* [WRITTEN REQUEST]
Print, please, exactly and only the lines between the line holding "What React, TypeScript" and the line holding "const nfHigh = [633, 863, 978];", inclusive, omitting any pictures.

* [EXTRACTED MATERIAL]
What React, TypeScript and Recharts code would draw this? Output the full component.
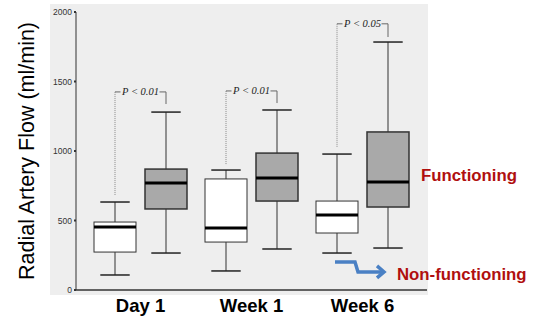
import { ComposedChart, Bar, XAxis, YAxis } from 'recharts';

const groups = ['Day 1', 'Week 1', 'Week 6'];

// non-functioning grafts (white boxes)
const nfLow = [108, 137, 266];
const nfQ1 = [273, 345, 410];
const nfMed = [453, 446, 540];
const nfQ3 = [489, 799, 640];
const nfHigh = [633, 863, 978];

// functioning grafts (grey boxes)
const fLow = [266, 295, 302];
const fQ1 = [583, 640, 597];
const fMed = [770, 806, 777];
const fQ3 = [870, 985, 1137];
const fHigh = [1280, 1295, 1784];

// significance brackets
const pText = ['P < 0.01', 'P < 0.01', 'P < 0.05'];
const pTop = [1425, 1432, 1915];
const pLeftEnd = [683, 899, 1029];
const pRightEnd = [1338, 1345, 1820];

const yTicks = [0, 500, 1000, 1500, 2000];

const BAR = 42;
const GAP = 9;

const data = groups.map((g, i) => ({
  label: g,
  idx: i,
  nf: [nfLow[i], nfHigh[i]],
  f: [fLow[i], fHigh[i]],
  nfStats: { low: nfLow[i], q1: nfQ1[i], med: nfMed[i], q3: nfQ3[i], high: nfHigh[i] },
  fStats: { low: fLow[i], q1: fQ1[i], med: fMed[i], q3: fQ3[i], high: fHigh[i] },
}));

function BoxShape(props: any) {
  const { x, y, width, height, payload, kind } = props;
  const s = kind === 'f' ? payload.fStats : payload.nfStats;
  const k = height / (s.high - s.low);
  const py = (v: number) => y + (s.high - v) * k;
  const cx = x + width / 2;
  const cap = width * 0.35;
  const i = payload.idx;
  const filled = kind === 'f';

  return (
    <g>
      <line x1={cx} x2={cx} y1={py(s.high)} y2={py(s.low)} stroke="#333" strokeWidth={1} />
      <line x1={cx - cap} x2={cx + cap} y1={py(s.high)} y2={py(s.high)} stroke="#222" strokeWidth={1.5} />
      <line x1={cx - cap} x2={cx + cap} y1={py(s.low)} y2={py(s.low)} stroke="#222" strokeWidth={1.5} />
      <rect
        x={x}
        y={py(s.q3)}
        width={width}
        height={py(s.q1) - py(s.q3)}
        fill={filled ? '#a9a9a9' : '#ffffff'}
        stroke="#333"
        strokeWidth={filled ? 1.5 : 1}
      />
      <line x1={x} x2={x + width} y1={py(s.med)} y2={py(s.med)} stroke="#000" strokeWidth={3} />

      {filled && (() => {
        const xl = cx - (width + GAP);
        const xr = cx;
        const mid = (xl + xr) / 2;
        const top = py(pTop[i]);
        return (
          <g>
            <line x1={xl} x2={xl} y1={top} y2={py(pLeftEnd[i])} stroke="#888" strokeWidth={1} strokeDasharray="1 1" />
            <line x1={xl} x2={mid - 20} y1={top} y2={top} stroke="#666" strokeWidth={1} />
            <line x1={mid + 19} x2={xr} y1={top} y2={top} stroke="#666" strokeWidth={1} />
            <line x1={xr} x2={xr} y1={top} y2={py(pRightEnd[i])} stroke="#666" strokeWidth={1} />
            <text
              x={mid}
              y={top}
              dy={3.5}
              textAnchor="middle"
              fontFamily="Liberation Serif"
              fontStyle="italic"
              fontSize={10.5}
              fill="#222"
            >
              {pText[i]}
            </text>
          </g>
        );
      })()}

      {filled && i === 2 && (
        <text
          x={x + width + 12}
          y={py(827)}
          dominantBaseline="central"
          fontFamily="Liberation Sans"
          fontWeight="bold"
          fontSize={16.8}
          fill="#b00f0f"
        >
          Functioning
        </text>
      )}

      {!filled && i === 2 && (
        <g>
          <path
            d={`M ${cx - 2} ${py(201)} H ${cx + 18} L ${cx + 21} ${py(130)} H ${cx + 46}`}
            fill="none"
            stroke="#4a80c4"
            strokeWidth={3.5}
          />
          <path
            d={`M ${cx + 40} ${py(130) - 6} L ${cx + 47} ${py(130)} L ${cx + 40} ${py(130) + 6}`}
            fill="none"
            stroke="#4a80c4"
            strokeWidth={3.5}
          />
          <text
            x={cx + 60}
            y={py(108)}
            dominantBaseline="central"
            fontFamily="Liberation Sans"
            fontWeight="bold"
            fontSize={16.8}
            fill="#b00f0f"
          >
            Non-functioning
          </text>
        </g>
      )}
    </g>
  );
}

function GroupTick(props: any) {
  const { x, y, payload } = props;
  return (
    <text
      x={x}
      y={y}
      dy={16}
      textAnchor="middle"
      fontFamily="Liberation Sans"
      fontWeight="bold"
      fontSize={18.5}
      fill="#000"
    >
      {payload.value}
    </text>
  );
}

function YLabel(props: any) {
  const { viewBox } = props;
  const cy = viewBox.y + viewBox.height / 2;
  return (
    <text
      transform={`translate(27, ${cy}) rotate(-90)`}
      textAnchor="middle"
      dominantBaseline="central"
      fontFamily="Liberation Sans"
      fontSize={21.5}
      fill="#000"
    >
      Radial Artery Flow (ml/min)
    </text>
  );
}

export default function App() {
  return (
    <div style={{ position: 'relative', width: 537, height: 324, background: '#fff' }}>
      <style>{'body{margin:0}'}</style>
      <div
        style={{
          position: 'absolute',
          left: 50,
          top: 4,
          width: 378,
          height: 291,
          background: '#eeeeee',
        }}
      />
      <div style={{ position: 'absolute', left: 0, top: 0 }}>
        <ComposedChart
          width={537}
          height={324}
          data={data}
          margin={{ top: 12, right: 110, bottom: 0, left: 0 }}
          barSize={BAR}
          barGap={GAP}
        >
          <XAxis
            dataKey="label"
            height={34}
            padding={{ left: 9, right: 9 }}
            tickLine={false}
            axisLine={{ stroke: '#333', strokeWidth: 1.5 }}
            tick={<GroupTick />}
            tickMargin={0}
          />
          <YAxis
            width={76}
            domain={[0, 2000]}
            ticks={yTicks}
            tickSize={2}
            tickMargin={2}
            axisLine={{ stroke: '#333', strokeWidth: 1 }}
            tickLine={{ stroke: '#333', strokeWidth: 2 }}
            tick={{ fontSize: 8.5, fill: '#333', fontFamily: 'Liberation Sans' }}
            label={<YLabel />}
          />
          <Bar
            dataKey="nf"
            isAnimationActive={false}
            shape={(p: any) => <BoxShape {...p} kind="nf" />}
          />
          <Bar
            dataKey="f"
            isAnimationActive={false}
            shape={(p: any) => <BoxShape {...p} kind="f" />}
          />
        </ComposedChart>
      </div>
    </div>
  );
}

==

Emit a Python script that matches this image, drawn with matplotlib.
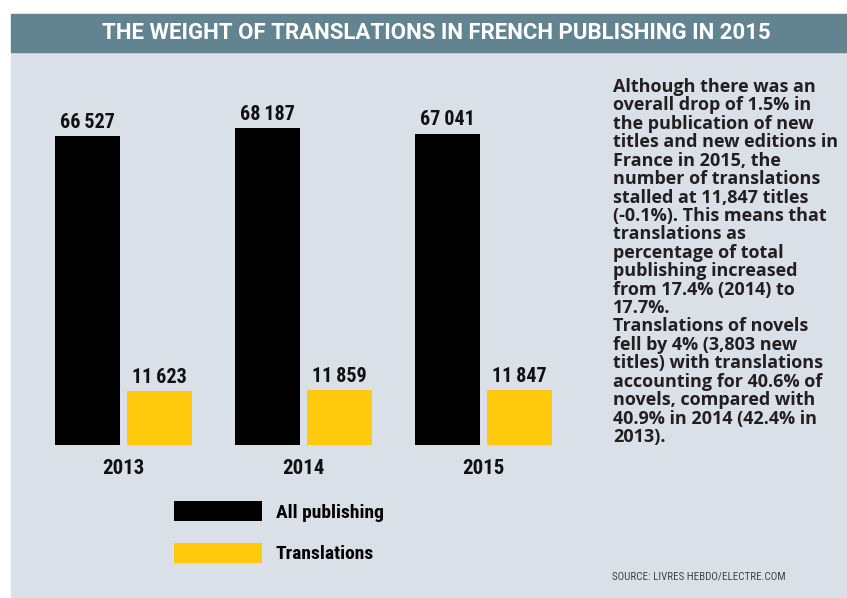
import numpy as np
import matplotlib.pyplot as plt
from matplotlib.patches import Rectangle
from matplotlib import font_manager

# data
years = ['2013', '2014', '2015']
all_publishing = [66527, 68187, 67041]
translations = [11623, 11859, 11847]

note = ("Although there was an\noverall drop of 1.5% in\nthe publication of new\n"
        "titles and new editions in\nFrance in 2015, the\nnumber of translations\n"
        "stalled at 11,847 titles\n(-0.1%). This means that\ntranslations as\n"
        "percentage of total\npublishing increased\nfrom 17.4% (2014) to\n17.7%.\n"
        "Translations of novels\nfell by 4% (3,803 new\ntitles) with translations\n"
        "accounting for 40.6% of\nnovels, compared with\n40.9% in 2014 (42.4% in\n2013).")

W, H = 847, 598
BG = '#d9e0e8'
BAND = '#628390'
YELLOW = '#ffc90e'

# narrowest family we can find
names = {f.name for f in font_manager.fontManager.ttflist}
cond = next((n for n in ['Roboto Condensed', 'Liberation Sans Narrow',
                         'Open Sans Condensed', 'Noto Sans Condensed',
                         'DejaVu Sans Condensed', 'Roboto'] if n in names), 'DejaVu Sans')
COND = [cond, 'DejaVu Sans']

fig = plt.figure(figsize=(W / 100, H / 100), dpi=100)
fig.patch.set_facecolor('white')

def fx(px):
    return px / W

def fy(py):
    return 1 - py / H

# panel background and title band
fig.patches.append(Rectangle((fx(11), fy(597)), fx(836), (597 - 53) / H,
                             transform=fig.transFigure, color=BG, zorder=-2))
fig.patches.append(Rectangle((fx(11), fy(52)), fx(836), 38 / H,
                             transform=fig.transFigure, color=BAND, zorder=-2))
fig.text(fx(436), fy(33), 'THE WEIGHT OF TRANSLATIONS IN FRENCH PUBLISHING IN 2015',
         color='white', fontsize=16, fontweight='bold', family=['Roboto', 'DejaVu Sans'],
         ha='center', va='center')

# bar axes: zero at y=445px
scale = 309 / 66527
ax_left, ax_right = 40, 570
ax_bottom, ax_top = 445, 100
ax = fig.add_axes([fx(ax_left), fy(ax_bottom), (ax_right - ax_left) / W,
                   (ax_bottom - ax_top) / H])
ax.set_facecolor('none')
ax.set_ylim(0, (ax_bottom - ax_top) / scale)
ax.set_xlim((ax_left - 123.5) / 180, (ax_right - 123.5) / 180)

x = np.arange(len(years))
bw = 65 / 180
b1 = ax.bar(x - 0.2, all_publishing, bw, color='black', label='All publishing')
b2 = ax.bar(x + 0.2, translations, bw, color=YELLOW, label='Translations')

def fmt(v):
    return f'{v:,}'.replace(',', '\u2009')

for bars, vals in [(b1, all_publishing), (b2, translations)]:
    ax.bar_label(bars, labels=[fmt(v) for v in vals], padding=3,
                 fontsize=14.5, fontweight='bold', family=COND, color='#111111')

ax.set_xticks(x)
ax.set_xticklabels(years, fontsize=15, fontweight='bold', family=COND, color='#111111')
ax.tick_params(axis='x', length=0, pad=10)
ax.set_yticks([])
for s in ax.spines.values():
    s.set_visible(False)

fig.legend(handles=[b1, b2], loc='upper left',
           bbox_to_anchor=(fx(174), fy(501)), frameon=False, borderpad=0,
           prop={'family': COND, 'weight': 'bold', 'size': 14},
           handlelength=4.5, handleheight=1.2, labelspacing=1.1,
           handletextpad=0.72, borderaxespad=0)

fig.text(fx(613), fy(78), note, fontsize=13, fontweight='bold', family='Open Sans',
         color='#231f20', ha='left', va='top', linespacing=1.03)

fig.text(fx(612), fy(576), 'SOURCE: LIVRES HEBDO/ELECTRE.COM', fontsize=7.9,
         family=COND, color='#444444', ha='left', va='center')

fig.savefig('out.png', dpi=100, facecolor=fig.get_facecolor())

* * *

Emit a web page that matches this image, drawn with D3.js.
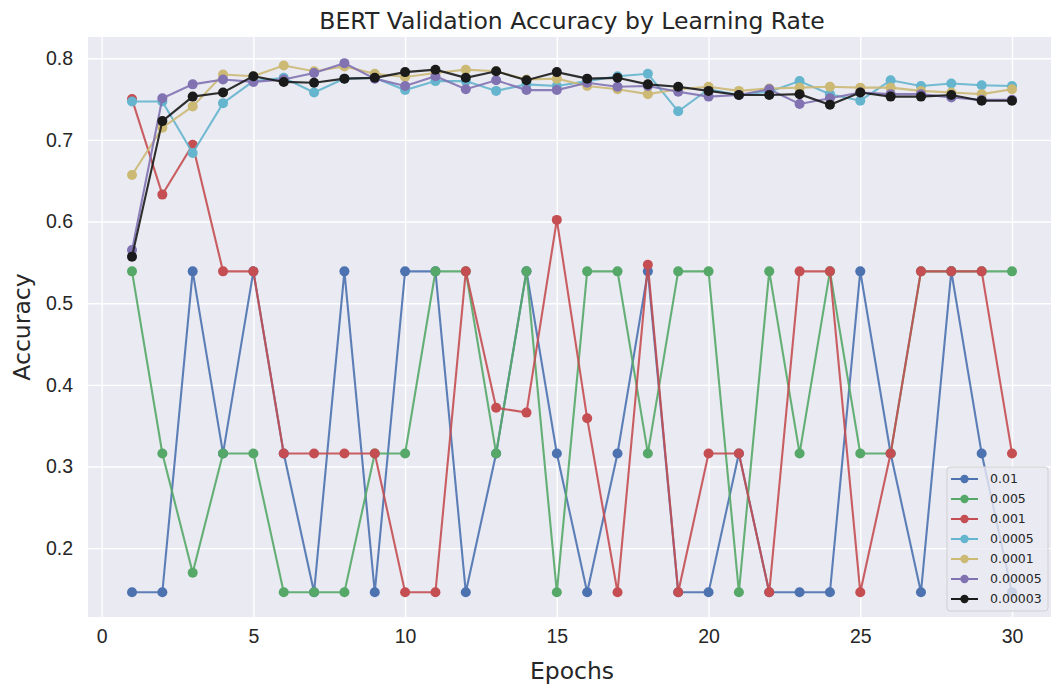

* [RESULT]
What React, TypeScript and Recharts code would draw this? Output the full component.
import { ComposedChart, Bar, XAxis, YAxis } from 'recharts';

const groups = ['Day 1', 'Week 1', 'Week 6'];

// non-functioning grafts (white boxes)
const nfLow = [108, 137, 266];
const nfQ1 = [273, 345, 410];
const nfMed = [453, 446, 540];
const nfQ3 = [489, 799, 640];
const nfHigh = [633, 863, 978];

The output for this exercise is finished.